Interior mosaics – walls, arches, ceiling, altar
Mosaic of Christ Pantocrator, under the central dome

Architecturally, the Cathedral differs from Saint Petersburg’s other structures. The city’s architecture is predominantly Baroque and Neoclassical, but the Saviour on Spilled Blood harks back to medieval Russian architecture in the spirit of romantic nationalism. It intentionally resembles the 17th-century Yaroslavl churches and the celebrated St Basil’s Cathedral in Moscow. The church contains over 7500 square metres of mosaics – according to its restorers, more than any other church in the world.

Can’t believe how many beautiful stones are inlaid in that central door – amber, agate, ruby, emerald, turquoise

St Issac’s Cathedral, dedicated to Saint Issac of Dalmatia, a patron saint of Peter the Great. The Cathdrals bronze doors, covered in reliefs by Ivan Vitali, are patterned after the celebrated doors of the Battistero di San Giovanni in Florence, designed by Lorenzo Gihberti! Granites and marbles from all parts of Russia decorate the interiors.

Bronze doors
The Sanctuary, seen through the Holy Doors

Booked in for a meal @ Mansarda Restaurant – with views over St Issac Cathedral.

And if that wasn’t special enough, the restaurant was preparing for a concert that night by singer Elena Temnikova (one of 3 members of the group Serebro, which represented Russia at the Eurovision Song Contest in 2007). She came to do a sound check accompanied by 4 burly security dudes, and as I was about to take her pic, got a firm “nyet” from one of her security team, so once more, complied. A bit naughty, because we guests had to listen to interminable  “odin”, “dva”, “odin”, “dva”…. (one, two, one, two etc). You’d reckon the least one could do is take a pic….but ”nyet!”

Elena, Eurovision star!

June 3, 2019
by Lids
Comments Off on 30/5/19 Neva River Cruise, St Petersburg

30/5/19 Neva River Cruise, St Petersburg

St Petersburg is built on 33 islands, separated by picturesque canals and rivers, and linked by dozens of drawbridges and bridges – 350 across the city.

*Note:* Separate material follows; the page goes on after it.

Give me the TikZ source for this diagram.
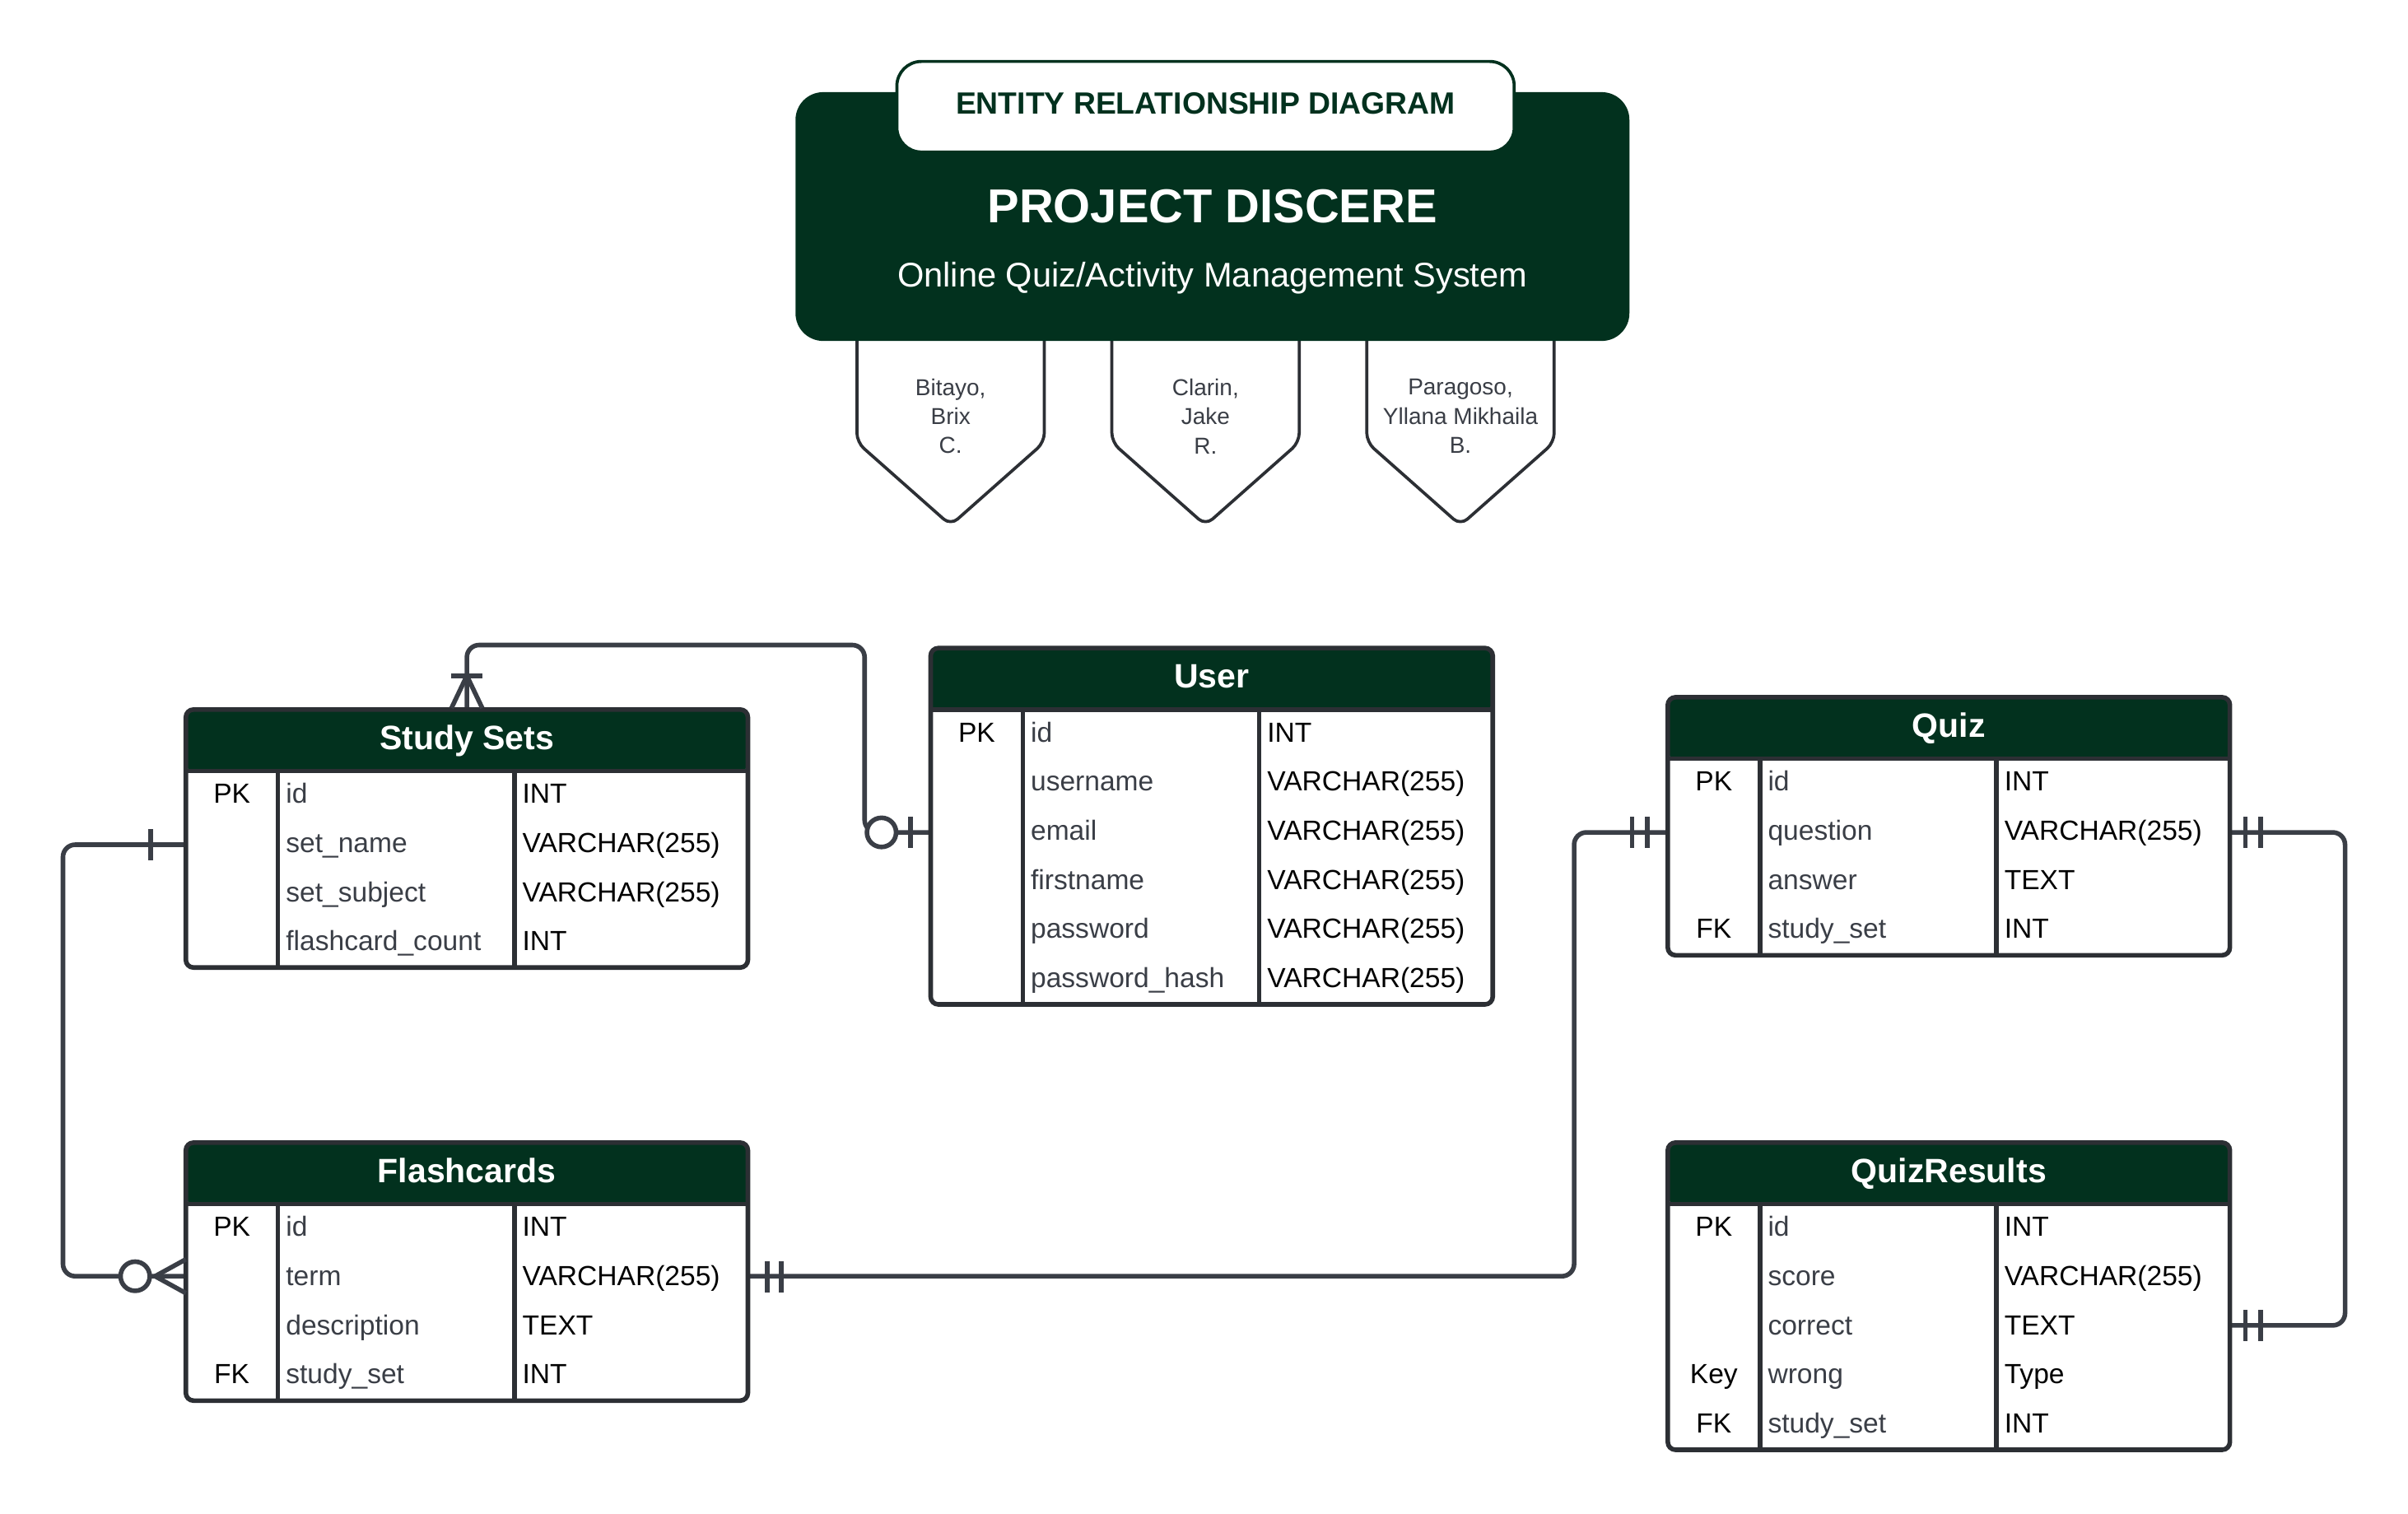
\documentclass[tikz,border=0pt]{standalone}
\usepackage{fontspec}
\setmainfont{Liberation Sans}
\definecolor{hdr}{RGB}{2,49,30}
\definecolor{lnc}{RGB}{58,62,70}
\definecolor{tblc}{RGB}{44,47,52}
\definecolor{fldc}{RGB}{58,62,70}
\newcommand\erdrow[6]{%
  \def\erdkey{#4}%
  \ifx\erdkey\empty\else
    \node[keyt] (#1k) at (#2+30,#3+21) {#4};%
  \fi
  \node[fldt] (#1f) at (#2+65,#3+21) {#5};%
  \node[typt] (#1t) at (#2+219,#3+21) {#6};%
}
\newcommand\erdtable[5]{%
  \node[tbl, minimum height={40+32*#4}] (#1) at (#2,#3) {};
  \draw[divl] (#2,#3+40) -- (#2+366,#3+40);
  \draw[divl] (#2+60,#3+40) -- (#2+60,#3+40+32*#4);
  \draw[divl] (#2+214,#3+40) -- (#2+214,#3+40+32*#4);
  \node[ttl] (#1h) at (#2+183,#3+26) {#5};
}
\begin{document}
\begin{tikzpicture}[x=1pt,y=-1pt,
  tbl/.style={draw=tblc, line width=3pt, rounded corners=5pt, fill=white,
    anchor=north west, inner sep=0pt, outer sep=0pt, minimum width=366pt,
    path picture={\fill[hdr] (path picture bounding box.north west) rectangle ([yshift=-40pt]path picture bounding box.east |- path picture bounding box.north);}},
  divl/.style={draw=tblc, line width=3pt},
  ttl/.style={anchor=base, inner sep=0pt, text=white, font=\bfseries\fontsize{22}{26}\selectfont},
  keyt/.style={anchor=base, inner sep=0pt, text=black, font=\fontsize{18}{21}\selectfont},
  fldt/.style={anchor=base west, inner sep=0pt, text=fldc, font=\fontsize{18}{21}\selectfont},
  typt/.style={anchor=base west, inner sep=0pt, text=black, font=\fontsize{18}{21}\selectfont},
  conn/.style={draw=lnc, line width=3pt, rounded corners=8pt},
  mk/.style={draw=lnc, line width=3pt},
  tagshape/.style={draw=tblc, fill=white, line width=2pt, rounded corners=6pt, line join=round},
  tagt/.style={align=center, inner sep=0pt, text=fldc, font=\fontsize{15}{19}\selectfont}
]
\useasboundingbox (0,0) rectangle (1568,985.3);

% ---- name tags ----
\foreach \cx/\nm in {619/tagA,785/tagB,951/tagC}{
  \draw[tagshape] (\cx-61,210) -- (\cx-61,288) -- (\cx,342) -- (\cx+61,288) -- (\cx+61,210);
}
\node[tagt] (nA) at (619,271) {Bitayo,\\Brix\\C.};
\node[tagt] (nB) at (785,271) {Clarin,\\Jake\\R.};
\node[tagt] (nC) at (951,271) {Paragoso,\\Yllana Mikhaila\\B.};

% ---- banner ----
\node[fill=hdr, rounded corners=18pt, minimum width=543pt, minimum height=162pt, inner sep=0pt, outer sep=0pt, anchor=north west] (banner) at (518,60) {};
\node[draw=hdr, fill=white, line width=2pt, rounded corners=16pt, minimum width=402pt, minimum height=59pt, inner sep=0pt, outer sep=0pt, anchor=north west] (tab) at (584,40) {};
\node[anchor=base, inner sep=0pt, text=hdr, font=\bfseries\fontsize{20}{24}\selectfont] (erd) at (785,74) {ENTITY RELATIONSHIP DIAGRAM};
\node[anchor=base, inner sep=0pt, text=white, font=\bfseries\fontsize{31}{36}\selectfont] (proj) at (789.5,145) {PROJECT DISCERE};
\node[anchor=base, inner sep=0pt, text=white, font=\fontsize{22.3}{26}\selectfont] (sub) at (789.5,187) {Online Quiz/Activity Management System};

% ---- connection points ----
\coordinate (ssT) at (304,462);
\coordinate (ssL) at (121,550);
\coordinate (uL) at (606,542);
\coordinate (fcL) at (121,831);
\coordinate (fcR) at (487,831);
\coordinate (qzL) at (1086,542);
\coordinate (qzR) at (1452,542);
\coordinate (qrR) at (1452,863);

% ---- connectors ----
\draw[conn] (ssT) -- (304,420) -- (563,420) -- (563,542) -- (uL);
\draw[conn] (ssL) -- (41,550) -- (41,831) -- (fcL);
\draw[conn] (fcR) -- (1025,831) -- (1025,542) -- (qzL);
\draw[conn] (qzR) -- (1527,542) -- (1527,863) -- (qrR);

% ---- tables ----
\erdtable{ss}{121}{462}{4}{Study Sets}
\erdrow{ss1}{121}{502}{PK}{id}{INT}
\erdrow{ss2}{121}{534}{}{set\_name}{VARCHAR(255)}
\erdrow{ss3}{121}{566}{}{set\_subject}{VARCHAR(255)}
\erdrow{ss4}{121}{598}{}{flashcard\_count}{INT}

\erdtable{us}{606}{422}{6}{User}
\erdrow{us1}{606}{462}{PK}{id}{INT}
\erdrow{us2}{606}{494}{}{username}{VARCHAR(255)}
\erdrow{us3}{606}{526}{}{email}{VARCHAR(255)}
\erdrow{us4}{606}{558}{}{firstname}{VARCHAR(255)}
\erdrow{us5}{606}{590}{}{password}{VARCHAR(255)}
\erdrow{us6}{606}{622}{}{password\_hash}{VARCHAR(255)}

\erdtable{qz}{1086}{454}{4}{Quiz}
\erdrow{qz1}{1086}{494}{PK}{id}{INT}
\erdrow{qz2}{1086}{526}{}{question}{VARCHAR(255)}
\erdrow{qz3}{1086}{558}{}{answer}{TEXT}
\erdrow{qz4}{1086}{590}{FK}{study\_set}{INT}

\erdtable{fc}{121}{744}{4}{Flashcards}
\erdrow{fc1}{121}{784}{PK}{id}{INT}
\erdrow{fc2}{121}{816}{}{term}{VARCHAR(255)}
\erdrow{fc3}{121}{848}{}{description}{TEXT}
\erdrow{fc4}{121}{880}{FK}{study\_set}{INT}

\erdtable{qr}{1086}{744}{5}{QuizResults}
\erdrow{qr1}{1086}{784}{PK}{id}{INT}
\erdrow{qr2}{1086}{816}{}{score}{VARCHAR(255)}
\erdrow{qr3}{1086}{848}{}{correct}{TEXT}
\erdrow{qr4}{1086}{880}{Key}{wrong}{Type}
\erdrow{qr5}{1086}{912}{FK}{study\_set}{INT}

% ---- cardinality markers ----
% Study Sets top: one and many
\draw[mk] (294,440) -- (314,440);
\draw[mk] (294,461) -- (304,440) -- (314,461);
% User left: zero or one
\draw[mk, fill=white] (574,542) circle (9.5pt);
\draw[mk] (593,532) -- (593,552);
% Study Sets left: one
\draw[mk] (98,540) -- (98,560);
% Flashcards left: zero or many
\draw[mk, fill=white] (88,831) circle (9.5pt);
\draw[mk] (121,820) -- (101,831) -- (121,842);
% Flashcards right: one and only one
\draw[mk] (499.5,821.5) -- (499.5,841.5);
\draw[mk] (508.7,821.5) -- (508.7,841.5);
% Quiz left
\draw[mk] (1062.7,532) -- (1062.7,552);
\draw[mk] (1072.5,532) -- (1072.5,552);
% Quiz right
\draw[mk] (1462,532) -- (1462,552);
\draw[mk] (1472,532) -- (1472,552);
% QuizResults right
\draw[mk] (1462,853) -- (1462,873);
\draw[mk] (1472,853) -- (1472,873);
\end{tikzpicture}
\end{document}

After arriving on the train from Velikiy Novgorod, dropped stuff at hotel and went to join drawbridge cruise on the Neva River –  saw magnificent illuminated monuments and buildings on the river’s embankments like the Hermitage Museum complex, the Kunstkamera museum and Peter and Paul fortress. The opening of the Palace Bridge on Vasilievskiy Island and Trinity Bridge were spectacular!!

St Issac’s Cathedral
Central Exhibition Hall – collection of Soviet art, plus contemporary art shows and workshops
Commissioned by Catherine the Great, a staue of Peter the Great sitting heroically on his horse, his outstretched arm pointing towards the River Neva. The sculptor, Falconet, wished to capture a scene of his horse rearing at the edge of a dramatic cliff. (The ‘Thunderstone” pedestal weighs 1500 tons, took 400 men over 2 years to chisel into shape and move into location). His horse can be seen trampling a snake, variously interpreted to represent treachery, evil, or the enemies of Peter and his reforms.
The Kunstkamera museum, anthropological and ethnographical curoiosities.
Palace Bridge
Trinity Bridge
Final view on disembarkation, beautiful!